O'Connell's second racetrack license, issued at Detroit Race Course in the early 1970s, listed her occupation as “Pony Boy.” Talk about feeling like an outsider.

“There was no such category as girl, no box to check. There was no 'exercise girl,' no 'pony girls,' ” she said wryly.

But the horses she got on didn't discriminate, and she knew she had found her niche.

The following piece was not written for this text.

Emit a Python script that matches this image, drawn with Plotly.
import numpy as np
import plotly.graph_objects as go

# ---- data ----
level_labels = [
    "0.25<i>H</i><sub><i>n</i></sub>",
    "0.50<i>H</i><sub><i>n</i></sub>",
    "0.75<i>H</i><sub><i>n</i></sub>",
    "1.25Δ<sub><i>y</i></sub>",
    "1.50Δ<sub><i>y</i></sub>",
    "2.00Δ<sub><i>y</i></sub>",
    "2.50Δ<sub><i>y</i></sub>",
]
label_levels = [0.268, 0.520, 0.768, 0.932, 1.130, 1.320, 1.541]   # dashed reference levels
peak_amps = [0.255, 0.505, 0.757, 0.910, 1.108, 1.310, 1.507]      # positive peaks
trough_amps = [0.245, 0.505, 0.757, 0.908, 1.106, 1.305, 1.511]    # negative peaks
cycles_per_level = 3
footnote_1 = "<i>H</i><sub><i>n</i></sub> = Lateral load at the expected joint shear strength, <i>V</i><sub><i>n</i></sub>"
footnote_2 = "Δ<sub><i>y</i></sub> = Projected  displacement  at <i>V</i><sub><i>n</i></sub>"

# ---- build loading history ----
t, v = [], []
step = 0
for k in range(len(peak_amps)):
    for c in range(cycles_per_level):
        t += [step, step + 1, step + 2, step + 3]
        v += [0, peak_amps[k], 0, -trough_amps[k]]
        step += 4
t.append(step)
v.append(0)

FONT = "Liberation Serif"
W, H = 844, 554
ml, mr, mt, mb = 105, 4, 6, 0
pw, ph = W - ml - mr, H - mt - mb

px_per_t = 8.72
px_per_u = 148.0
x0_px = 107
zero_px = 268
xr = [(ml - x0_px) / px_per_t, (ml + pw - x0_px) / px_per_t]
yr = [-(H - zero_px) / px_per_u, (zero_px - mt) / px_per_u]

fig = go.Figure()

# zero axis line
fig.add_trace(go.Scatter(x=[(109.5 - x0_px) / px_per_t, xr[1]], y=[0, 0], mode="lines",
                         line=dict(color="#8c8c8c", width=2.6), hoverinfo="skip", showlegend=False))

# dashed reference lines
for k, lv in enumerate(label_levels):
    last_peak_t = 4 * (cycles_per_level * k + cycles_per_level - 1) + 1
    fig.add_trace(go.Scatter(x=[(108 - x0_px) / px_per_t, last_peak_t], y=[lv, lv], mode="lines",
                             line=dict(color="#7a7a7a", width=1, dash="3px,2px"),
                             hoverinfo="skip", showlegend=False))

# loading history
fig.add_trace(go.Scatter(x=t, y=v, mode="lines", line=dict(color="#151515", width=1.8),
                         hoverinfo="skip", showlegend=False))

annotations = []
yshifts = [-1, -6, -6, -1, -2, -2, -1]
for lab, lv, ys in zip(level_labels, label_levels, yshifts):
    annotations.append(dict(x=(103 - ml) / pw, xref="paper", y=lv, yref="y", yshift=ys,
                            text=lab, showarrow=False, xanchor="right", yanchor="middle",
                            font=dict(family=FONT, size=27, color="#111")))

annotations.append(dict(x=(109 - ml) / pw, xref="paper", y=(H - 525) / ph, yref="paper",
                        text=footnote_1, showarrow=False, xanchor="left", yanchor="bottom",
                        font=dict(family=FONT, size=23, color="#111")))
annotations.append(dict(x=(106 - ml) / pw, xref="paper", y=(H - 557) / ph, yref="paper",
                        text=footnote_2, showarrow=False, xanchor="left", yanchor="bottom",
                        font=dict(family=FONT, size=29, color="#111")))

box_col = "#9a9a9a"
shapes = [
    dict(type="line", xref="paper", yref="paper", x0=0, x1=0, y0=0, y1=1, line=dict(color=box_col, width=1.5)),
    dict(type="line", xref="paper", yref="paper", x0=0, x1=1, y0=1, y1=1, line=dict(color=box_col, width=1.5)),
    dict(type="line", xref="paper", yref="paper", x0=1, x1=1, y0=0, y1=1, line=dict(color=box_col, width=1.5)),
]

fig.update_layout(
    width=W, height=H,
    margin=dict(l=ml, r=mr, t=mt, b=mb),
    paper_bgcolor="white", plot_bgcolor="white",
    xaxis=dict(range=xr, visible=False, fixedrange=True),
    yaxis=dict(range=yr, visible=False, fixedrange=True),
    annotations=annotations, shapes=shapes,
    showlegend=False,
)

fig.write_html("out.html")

After spending the 1975 season at Fair Grounds in New Orleans with trainer William R. Harp, she arrived at Tampa Bay Downs in 1976 and has been here every season since.

What a legacy she has established.

She has twice been leading trainer at Tampa (tying Jamie Ness for the 2009-2010 title) and was the first woman to win a training title at Calder in Miami, also in 2009-2010. She finished second here last year with 30 winners to Gerald Bennett.

Her graded-stakes winners include Blazing Sword, who won three graded events from 1997-2000; Ivanavinalot; Fly by Phil; Stormy Embrace, winner of the Grade 2 Princess Rooney Stakes in 2018 and 2019; Well Defined, who won the Grade 3 Sam F. Davis Stakes here in 2019; and, perhaps most memorably, Watch Me Go, a 43-1 upset winner of the Grade 2 Tampa Bay Derby in 2011.

Watch Me Go, owned by her long-time clients Gilbert Campbell and his wife Marilyn, took O'Connell to the Kentucky Derby. Mr. Campbell passed away a year-and-a-half ago at 91, but O'Connell still trains for Mrs. Campbell's Stonehedge Farm South, a relationship of more than 30 years duration.

Another outstanding O'Connell-trained horse was the speedy turf filly Lady Shipman, who finished second by a neck in the 2015 Breeders' Cup Turf Sprint at Keeneland as a 3-year-old after winning six stakes that year and setting two course records. There were many others, certainly.

O'Connell still trains about 60 horses between Tampa Bay Downs and Gulfstream, a task that would be impossible without her stable of about three dozen employees split between the tracks.

“It's not just about me, it's about all the people who work for me. It's been a huge team effort,” she said. “And it's about the owners who trust you to run their horses in the correct spots.”

She has always treated each horse as an individual, gotten to know their likes and dislikes and their quirks and styles.

“They are all individuals, and that is how they have to be treated. What works for one is not going to work for another. It takes a lot of reading your horse, seeing how they act. It's just like with kids – sometimes their coaches push them, and sometimes they push themselves. It's knowing how much gate work to do with them, how intense to get with it and when to back off. You watch if they are scared about the gate, if they are in the feed tub, whether they are acting OK on the track.

“You try to get them to want to train, to want to be out of their stall and be able to enjoy it.”

O'Connell has loved it so much for so long that she never really wondered where the hours went on a daily basis, but she is mystified by how the years flew by so quickly. Sometimes, her body reminds her that her career has transpired in real time, and that nothing lasts forever.

For now, though, retirement is not on her radar screen. What she does has value to her owners, breeders, her employees, jockeys and the fans. And to the teenage kid who always did everything to the best of her ability.

“I think I'll know when it's time, because as much as I love the business and love the horses, things are changing a lot, and I'm not so sure for the better,” she said. “When I can't do what I know is best to protect my horses, which also protects my owners and my help, then it is time for me to use the 'R' word (retirement).”

Until then, take comfort in seeing K.O. atop her pony on a misty morning, and striding into the winner's circle several hours later spreading cheer with her smile.

“I don't gallop any more, but I do enjoy the closeness of the training as far as being on the ponies. I do enjoy riding to see the condition of the track myself,” she said.

“You have got to look forward. That is all you can do, just keep looking forward.”